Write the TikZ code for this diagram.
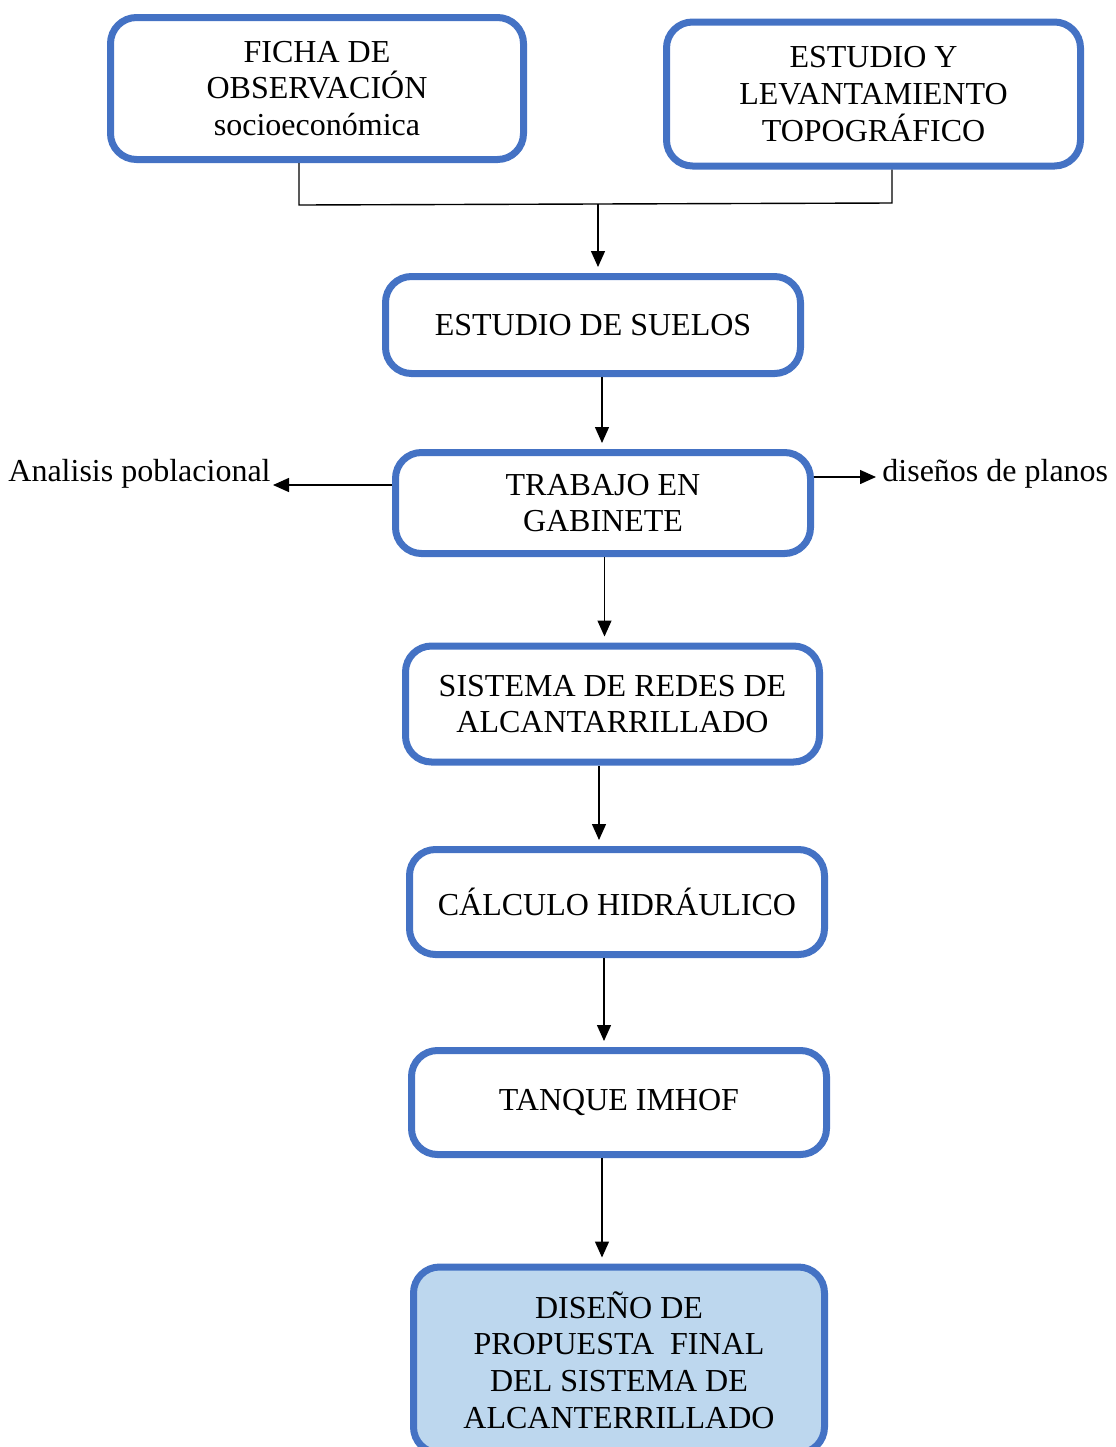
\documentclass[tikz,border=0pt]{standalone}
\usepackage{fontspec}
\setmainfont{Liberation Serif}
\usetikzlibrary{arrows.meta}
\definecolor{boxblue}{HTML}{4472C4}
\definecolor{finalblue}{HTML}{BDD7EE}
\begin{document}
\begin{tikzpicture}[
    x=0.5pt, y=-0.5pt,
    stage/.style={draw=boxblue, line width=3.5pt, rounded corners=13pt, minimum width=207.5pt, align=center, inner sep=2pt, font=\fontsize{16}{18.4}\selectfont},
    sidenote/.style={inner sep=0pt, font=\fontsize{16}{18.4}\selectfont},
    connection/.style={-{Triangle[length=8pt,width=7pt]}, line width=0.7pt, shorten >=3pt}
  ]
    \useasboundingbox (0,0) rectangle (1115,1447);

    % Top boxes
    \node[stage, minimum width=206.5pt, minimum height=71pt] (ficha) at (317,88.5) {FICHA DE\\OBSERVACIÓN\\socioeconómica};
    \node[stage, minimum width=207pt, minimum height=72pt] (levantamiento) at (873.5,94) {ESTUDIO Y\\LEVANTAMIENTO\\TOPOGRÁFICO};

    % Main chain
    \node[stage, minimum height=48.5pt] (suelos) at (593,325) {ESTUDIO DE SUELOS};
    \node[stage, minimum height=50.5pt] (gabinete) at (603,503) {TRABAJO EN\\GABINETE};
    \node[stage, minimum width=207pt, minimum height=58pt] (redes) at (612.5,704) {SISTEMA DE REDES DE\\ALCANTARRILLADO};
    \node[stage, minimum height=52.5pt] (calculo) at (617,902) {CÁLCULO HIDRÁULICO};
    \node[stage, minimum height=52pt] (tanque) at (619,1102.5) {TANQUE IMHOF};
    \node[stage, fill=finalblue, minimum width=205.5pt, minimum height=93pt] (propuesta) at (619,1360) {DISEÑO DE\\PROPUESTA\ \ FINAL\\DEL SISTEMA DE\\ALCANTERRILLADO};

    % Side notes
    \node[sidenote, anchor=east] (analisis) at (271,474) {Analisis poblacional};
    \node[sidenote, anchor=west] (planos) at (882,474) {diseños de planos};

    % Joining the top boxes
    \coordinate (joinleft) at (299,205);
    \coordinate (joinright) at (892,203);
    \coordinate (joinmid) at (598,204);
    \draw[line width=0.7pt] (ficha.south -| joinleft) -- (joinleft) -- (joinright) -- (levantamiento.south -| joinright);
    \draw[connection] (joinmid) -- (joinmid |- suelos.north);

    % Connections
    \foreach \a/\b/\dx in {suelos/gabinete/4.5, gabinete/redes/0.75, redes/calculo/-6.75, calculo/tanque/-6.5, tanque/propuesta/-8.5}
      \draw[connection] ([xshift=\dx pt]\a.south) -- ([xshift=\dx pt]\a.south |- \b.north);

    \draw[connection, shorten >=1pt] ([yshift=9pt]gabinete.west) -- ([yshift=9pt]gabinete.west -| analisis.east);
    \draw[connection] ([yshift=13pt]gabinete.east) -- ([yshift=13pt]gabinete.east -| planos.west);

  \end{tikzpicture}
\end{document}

────────────────

• Task to carry out: Quote each line of the listing exactly, but leave the pictures out.

• Answer to this task:
Write the TikZ code for this diagram.
\documentclass[tikz,border=0pt]{standalone}
\usepackage{fontspec}
\setmainfont{Liberation Serif}
\usetikzlibrary{arrows.meta}
\definecolor{boxblue}{HTML}{4472C4}
\definecolor{finalblue}{HTML}{BDD7EE}
\begin{document}
\begin{tikzpicture}[
    x=0.5pt, y=-0.5pt,
    stage/.style={draw=boxblue, line width=3.5pt, rounded corners=13pt, minimum width=207.5pt, align=center, inner sep=2pt, font=\fontsize{16}{18.4}\selectfont},
    sidenote/.style={inner sep=0pt, font=\fontsize{16}{18.4}\selectfont},
    connection/.style={-{Triangle[length=8pt,width=7pt]}, line width=0.7pt, shorten >=3pt}
  ]
    \useasboundingbox (0,0) rectangle (1115,1447);

    % Top boxes
    \node[stage, minimum width=206.5pt, minimum height=71pt] (ficha) at (317,88.5) {FICHA DE\\OBSERVACIÓN\\socioeconómica};
    \node[stage, minimum width=207pt, minimum height=72pt] (levantamiento) at (873.5,94) {ESTUDIO Y\\LEVANTAMIENTO\\TOPOGRÁFICO};

    % Main chain
    \node[stage, minimum height=48.5pt] (suelos) at (593,325) {ESTUDIO DE SUELOS};
    \node[stage, minimum height=50.5pt] (gabinete) at (603,503) {TRABAJO EN\\GABINETE};
    \node[stage, minimum width=207pt, minimum height=58pt] (redes) at (612.5,704) {SISTEMA DE REDES DE\\ALCANTARRILLADO};
    \node[stage, minimum height=52.5pt] (calculo) at (617,902) {CÁLCULO HIDRÁULICO};
    \node[stage, minimum height=52pt] (tanque) at (619,1102.5) {TANQUE IMHOF};
    \node[stage, fill=finalblue, minimum width=205.5pt, minimum height=93pt] (propuesta) at (619,1360) {DISEÑO DE\\PROPUESTA\ \ FINAL\\DEL SISTEMA DE\\ALCANTERRILLADO};

    % Side notes
    \node[sidenote, anchor=east] (analisis) at (271,474) {Analisis poblacional};
    \node[sidenote, anchor=west] (planos) at (882,474) {diseños de planos};

    % Joining the top boxes
    \coordinate (joinleft) at (299,205);
    \coordinate (joinright) at (892,203);
    \coordinate (joinmid) at (598,204);
    \draw[line width=0.7pt] (ficha.south -| joinleft) -- (joinleft) -- (joinright) -- (levantamiento.south -| joinright);
    \draw[connection] (joinmid) -- (joinmid |- suelos.north);

    % Connections
    \foreach \a/\b/\dx in {suelos/gabinete/4.5, gabinete/redes/0.75, redes/calculo/-6.75, calculo/tanque/-6.5, tanque/propuesta/-8.5}
      \draw[connection] ([xshift=\dx pt]\a.south) -- ([xshift=\dx pt]\a.south |- \b.north);

    \draw[connection, shorten >=1pt] ([yshift=9pt]gabinete.west) -- ([yshift=9pt]gabinete.west -| analisis.east);
    \draw[connection] ([yshift=13pt]gabinete.east) -- ([yshift=13pt]gabinete.east -| planos.west);

  \end{tikzpicture}
\end{document}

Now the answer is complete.